- WRITTEN EXERCISE
Give all the lines below again, exactly, with no pictures.

- SOURCE MATERIAL
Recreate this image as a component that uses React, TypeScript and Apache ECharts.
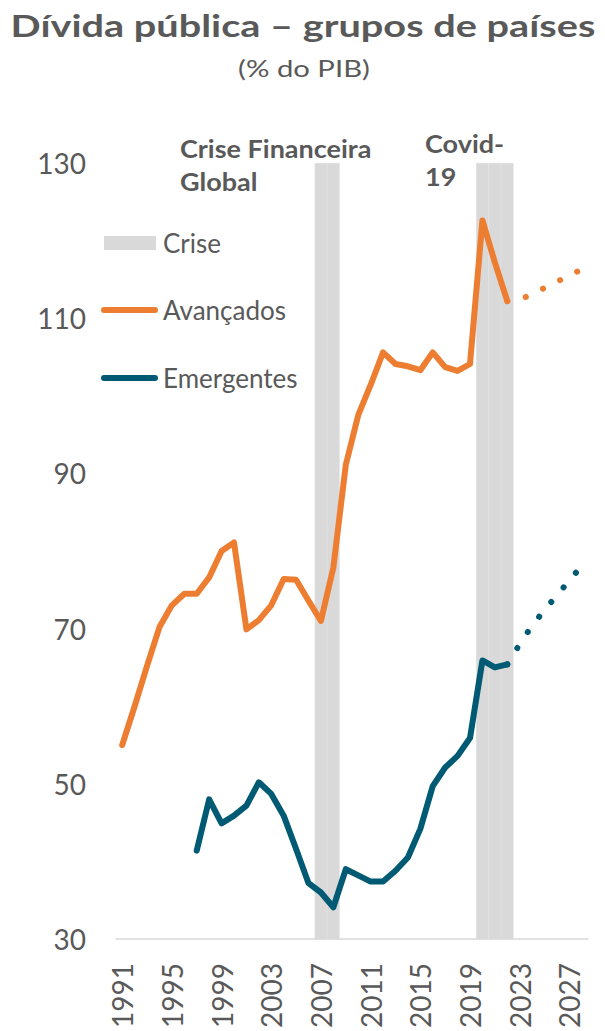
import React, { useEffect, useRef } from 'react';
import * as echarts from 'echarts';

const years = [
  '1991', '1992', '1993', '1994', '1995', '1996', '1997', '1998', '1999', '2000',
  '2001', '2002', '2003', '2004', '2005', '2006', '2007', '2008', '2009', '2010',
  '2011', '2012', '2013', '2014', '2015', '2016', '2017', '2018', '2019', '2020',
  '2021', '2022', '2023', '2024', '2025', '2026', '2027', '2028',
];

const yTicks = [30, 50, 70, 90, 110, 130];

// Crisis shading (years)
const criseYears = ['2007', '2008', '2020', '2021', '2022'];

// Avançados 1991-2022 (observed)
const avancadosStart = 1991;
const avancados = [
  55.0, 60.0, 65.2, 70.2, 73.0, 74.5, 74.5, 76.6, 80.0, 81.1,
  69.9, 71.1, 73.0, 76.4, 76.3, 73.6, 71.0, 77.9, 91.1, 97.5,
  101.4, 105.6, 104.1, 103.8, 103.3, 105.6, 103.7, 103.2, 104.1, 122.6,
  117.2, 112.2,
];
// Avançados 2022-2028 (projection)
const avancadosProjStart = 2022;
const avancadosProj = [112.2, 112.4, 113.1, 113.9, 114.7, 115.5, 116.3];

// Emergentes 1997-2022 (observed)
const emergentesStart = 1997;
const emergentes = [
  41.4, 48.0, 44.9, 45.9, 47.2, 50.2, 48.7, 45.9, 41.6, 37.2,
  36.0, 34.1, 39.0, 38.2, 37.4, 37.4, 38.8, 40.5, 44.2, 49.7,
  52.1, 53.6, 55.9, 65.9, 65.0, 65.4,
];
// Emergentes 2022-2028 (projection)
const emergentesProjStart = 2022;
const emergentesProj = [65.4, 68.0, 70.4, 72.4, 74.3, 76.2, 78.1];

const ORANGE = '#ed7d31';
const TEAL = '#005a74';
const GRAY = '#d9d9d9';
const TEXT = '#595959';
const FONT = 'Lato, "Open Sans", sans-serif';

function toPairs(start: number, vals: number[]) {
  return vals.map((v, i) => [String(start + i), v]);
}

export default function App() {
  const ref = useRef<HTMLDivElement>(null);

  useEffect(() => {
    if (!ref.current) return;
    const chart = echarts.init(ref.current, undefined, { renderer: 'svg' });
    const yMin = yTicks[0];
    const yMax = yTicks[yTicks.length - 1];
    const linePath = 'path://M3 0H54A3 3 0 0 1 54 6H3A3 3 0 0 1 3 0Z';

    const annot = (text: string, x: number, y: number) => ({
      type: 'text',
      x,
      y,
      scaleX: 1.08,
      style: {
        text,
        font: `bold 25px ${FONT}`,
        fill: TEXT,
        textAlign: 'left',
        textVerticalAlign: 'middle',
      },
    });

    chart.setOption({
      animation: false,
      backgroundColor: '#ffffff',
      textStyle: { fontFamily: FONT },
      grid: { left: 116, right: 17, top: 163, bottom: 87, containLabel: false },
      xAxis: {
        type: 'category',
        data: years,
        boundaryGap: true,
        axisLine: { show: true, lineStyle: { color: GRAY, width: 1.5 } },
        axisTick: { show: false },
        axisLabel: {
          interval: 3,
          rotate: 90,
          margin: 24,
          fontSize: 28,
          color: TEXT,
          fontFamily: FONT,
        },
        splitLine: { show: false },
      },
      yAxis: {
        type: 'value',
        min: yMin,
        max: yMax,
        interval: 20,
        axisLine: { show: false },
        axisTick: { show: false },
        splitLine: { show: false },
        axisLabel: { fontSize: 28, color: TEXT, margin: 30, fontFamily: FONT },
      },
      legend: [
        {
          data: ['Crise'],
          left: 104,
          top: 226,
          padding: 0,
          icon: 'rect',
          itemWidth: 52,
          itemHeight: 14,
          itemGap: 0,
          itemStyle: { borderWidth: 0 },
          textStyle: { fontSize: 26, color: TEXT, fontFamily: FONT, lineHeight: 30, padding: [4, 0, 0, 2] },
          selectedMode: false,
        },
        {
          data: ['Avançados'],
          left: 101,
          top: 293,
          padding: 0,
          icon: linePath,
          itemWidth: 57,
          itemHeight: 6,
          itemStyle: { borderWidth: 0 },
          textStyle: { fontSize: 26, color: TEXT, fontFamily: FONT, lineHeight: 30, padding: [4, 0, 0, 0] },
          selectedMode: false,
        },
        {
          data: ['Emergentes'],
          left: 101,
          top: 361,
          padding: 0,
          icon: linePath,
          itemWidth: 57,
          itemHeight: 6,
          itemStyle: { borderWidth: 0 },
          textStyle: { fontSize: 26, color: TEXT, fontFamily: FONT, lineHeight: 30, padding: [4, 0, 0, 0] },
          selectedMode: false,
        },
      ],
      graphic: [
        {
          type: 'text',
          x: 303,
          y: 25,
          scaleX: 1.28,
          style: {
            text: 'Dívida pública – grupos de países',
            font: `bold 31px ${FONT}`,
            fill: TEXT,
            textAlign: 'center',
            textVerticalAlign: 'middle',
          },
        },
        {
          type: 'text',
          x: 304,
          y: 68,
          scaleX: 1.22,
          style: {
            text: '(% do PIB)',
            font: `24px ${FONT}`,
            fill: TEXT,
            textAlign: 'center',
            textVerticalAlign: 'middle',
          },
        },
        annot('Crise Financeira', 180, 148),
        annot('Global', 180, 181),
        annot('Covid-', 425, 143),
        annot('19', 425, 176),
      ],
      series: [
        {
          name: 'Crise',
          type: 'bar',
          data: years.map((y) => (criseYears.includes(y) ? yMax : '-')),
          barCategoryGap: '0%',
          barGap: '0%',
          itemStyle: { color: GRAY, borderColor: GRAY, borderWidth: 0.8 },
          clip: true,
          z: 1,
          silent: true,
        },
        {
          name: 'Avançados',
          type: 'line',
          data: toPairs(avancadosStart, avancados),
          showSymbol: false,
          symbol: 'none',
          color: ORANGE,
          lineStyle: { color: ORANGE, width: 6, cap: 'round', join: 'round' },
          z: 3,
        },
        {
          name: 'AvançadosProj',
          type: 'line',
          data: toPairs(avancadosProjStart, avancadosProj),
          showSymbol: false,
          symbol: 'none',
          color: ORANGE,
          lineStyle: { color: ORANGE, width: 6, type: [0.1, 19], cap: 'round', join: 'round' },
          z: 3,
        },
        {
          name: 'Emergentes',
          type: 'line',
          data: toPairs(emergentesStart, emergentes),
          showSymbol: false,
          symbol: 'none',
          color: TEAL,
          lineStyle: { color: TEAL, width: 6, cap: 'round', join: 'round' },
          z: 3,
        },
        {
          name: 'EmergentesProj',
          type: 'line',
          data: toPairs(emergentesProjStart, emergentesProj),
          showSymbol: false,
          symbol: 'none',
          color: TEAL,
          lineStyle: { color: TEAL, width: 6, type: [0.1, 19], cap: 'round', join: 'round' },
          z: 3,
        },
      ],
    });

    return () => {
      chart.dispose();
    };
  }, []);

  return <div ref={ref} style={{ width: 605, height: 1031, position: 'absolute', left: 0, top: 0 }} />;
}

- FINISHED TASK
Recreate this image as a component that uses React, TypeScript and Apache ECharts.
import React, { useEffect, useRef } from 'react';
import * as echarts from 'echarts';

const years = [
  '1991', '1992', '1993', '1994', '1995', '1996', '1997', '1998', '1999', '2000',
  '2001', '2002', '2003', '2004', '2005', '2006', '2007', '2008', '2009', '2010',
  '2011', '2012', '2013', '2014', '2015', '2016', '2017', '2018', '2019', '2020',
  '2021', '2022', '2023', '2024', '2025', '2026', '2027', '2028',
];

const yTicks = [30, 50, 70, 90, 110, 130];

// Crisis shading (years)
const criseYears = ['2007', '2008', '2020', '2021', '2022'];

// Avançados 1991-2022 (observed)
const avancadosStart = 1991;
const avancados = [
  55.0, 60.0, 65.2, 70.2, 73.0, 74.5, 74.5, 76.6, 80.0, 81.1,
  69.9, 71.1, 73.0, 76.4, 76.3, 73.6, 71.0, 77.9, 91.1, 97.5,
  101.4, 105.6, 104.1, 103.8, 103.3, 105.6, 103.7, 103.2, 104.1, 122.6,
  117.2, 112.2,
];
// Avançados 2022-2028 (projection)
const avancadosProjStart = 2022;
const avancadosProj = [112.2, 112.4, 113.1, 113.9, 114.7, 115.5, 116.3];

// Emergentes 1997-2022 (observed)
const emergentesStart = 1997;
const emergentes = [
  41.4, 48.0, 44.9, 45.9, 47.2, 50.2, 48.7, 45.9, 41.6, 37.2,
  36.0, 34.1, 39.0, 38.2, 37.4, 37.4, 38.8, 40.5, 44.2, 49.7,
  52.1, 53.6, 55.9, 65.9, 65.0, 65.4,
];
// Emergentes 2022-2028 (projection)
const emergentesProjStart = 2022;
const emergentesProj = [65.4, 68.0, 70.4, 72.4, 74.3, 76.2, 78.1];

const ORANGE = '#ed7d31';
const TEAL = '#005a74';
const GRAY = '#d9d9d9';
const TEXT = '#595959';
const FONT = 'Lato, "Open Sans", sans-serif';

function toPairs(start: number, vals: number[]) {
  return vals.map((v, i) => [String(start + i), v]);
}

export default function App() {
  const ref = useRef<HTMLDivElement>(null);

  useEffect(() => {
    if (!ref.current) return;
    const chart = echarts.init(ref.current, undefined, { renderer: 'svg' });
    const yMin = yTicks[0];
    const yMax = yTicks[yTicks.length - 1];
    const linePath = 'path://M3 0H54A3 3 0 0 1 54 6H3A3 3 0 0 1 3 0Z';

    const annot = (text: string, x: number, y: number) => ({
      type: 'text',
      x,
      y,
      scaleX: 1.08,
      style: {
        text,
        font: `bold 25px ${FONT}`,
        fill: TEXT,
        textAlign: 'left',
        textVerticalAlign: 'middle',
      },
    });

    chart.setOption({
      animation: false,
      backgroundColor: '#ffffff',
      textStyle: { fontFamily: FONT },
      grid: { left: 116, right: 17, top: 163, bottom: 87, containLabel: false },
      xAxis: {
        type: 'category',
        data: years,
        boundaryGap: true,
        axisLine: { show: true, lineStyle: { color: GRAY, width: 1.5 } },
        axisTick: { show: false },
        axisLabel: {
          interval: 3,
          rotate: 90,
          margin: 24,
          fontSize: 28,
          color: TEXT,
          fontFamily: FONT,
        },
        splitLine: { show: false },
      },
      yAxis: {
        type: 'value',
        min: yMin,
        max: yMax,
        interval: 20,
        axisLine: { show: false },
        axisTick: { show: false },
        splitLine: { show: false },
        axisLabel: { fontSize: 28, color: TEXT, margin: 30, fontFamily: FONT },
      },
      legend: [
        {
          data: ['Crise'],
          left: 104,
          top: 226,
          padding: 0,
          icon: 'rect',
          itemWidth: 52,
          itemHeight: 14,
          itemGap: 0,
          itemStyle: { borderWidth: 0 },
          textStyle: { fontSize: 26, color: TEXT, fontFamily: FONT, lineHeight: 30, padding: [4, 0, 0, 2] },
          selectedMode: false,
        },
        {
          data: ['Avançados'],
          left: 101,
          top: 293,
          padding: 0,
          icon: linePath,
          itemWidth: 57,
          itemHeight: 6,
          itemStyle: { borderWidth: 0 },
          textStyle: { fontSize: 26, color: TEXT, fontFamily: FONT, lineHeight: 30, padding: [4, 0, 0, 0] },
          selectedMode: false,
        },
        {
          data: ['Emergentes'],
          left: 101,
          top: 361,
          padding: 0,
          icon: linePath,
          itemWidth: 57,
          itemHeight: 6,
          itemStyle: { borderWidth: 0 },
          textStyle: { fontSize: 26, color: TEXT, fontFamily: FONT, lineHeight: 30, padding: [4, 0, 0, 0] },
          selectedMode: false,
        },
      ],
      graphic: [
        {
          type: 'text',
          x: 303,
          y: 25,
          scaleX: 1.28,
          style: {
            text: 'Dívida pública – grupos de países',
            font: `bold 31px ${FONT}`,
            fill: TEXT,
            textAlign: 'center',
            textVerticalAlign: 'middle',
          },
        },
        {
          type: 'text',
          x: 304,
          y: 68,
          scaleX: 1.22,
          style: {
            text: '(% do PIB)',
            font: `24px ${FONT}`,
            fill: TEXT,
            textAlign: 'center',
            textVerticalAlign: 'middle',
          },
        },
        annot('Crise Financeira', 180, 148),
        annot('Global', 180, 181),
        annot('Covid-', 425, 143),
        annot('19', 425, 176),
      ],
      series: [
        {
          name: 'Crise',
          type: 'bar',
          data: years.map((y) => (criseYears.includes(y) ? yMax : '-')),
          barCategoryGap: '0%',
          barGap: '0%',
          itemStyle: { color: GRAY, borderColor: GRAY, borderWidth: 0.8 },
          clip: true,
          z: 1,
          silent: true,
        },
        {
          name: 'Avançados',
          type: 'line',
          data: toPairs(avancadosStart, avancados),
          showSymbol: false,
          symbol: 'none',
          color: ORANGE,
          lineStyle: { color: ORANGE, width: 6, cap: 'round', join: 'round' },
          z: 3,
        },
        {
          name: 'AvançadosProj',
          type: 'line',
          data: toPairs(avancadosProjStart, avancadosProj),
          showSymbol: false,
          symbol: 'none',
          color: ORANGE,
          lineStyle: { color: ORANGE, width: 6, type: [0.1, 19], cap: 'round', join: 'round' },
          z: 3,
        },
        {
          name: 'Emergentes',
          type: 'line',
          data: toPairs(emergentesStart, emergentes),
          showSymbol: false,
          symbol: 'none',
          color: TEAL,
          lineStyle: { color: TEAL, width: 6, cap: 'round', join: 'round' },
          z: 3,
        },
        {
          name: 'EmergentesProj',
          type: 'line',
          data: toPairs(emergentesProjStart, emergentesProj),
          showSymbol: false,
          symbol: 'none',
          color: TEAL,
          lineStyle: { color: TEAL, width: 6, type: [0.1, 19], cap: 'round', join: 'round' },
          z: 3,
        },
      ],
    });

    return () => {
      chart.dispose();
    };
  }, []);

  return <div ref={ref} style={{ width: 605, height: 1031, position: 'absolute', left: 0, top: 0 }} />;
}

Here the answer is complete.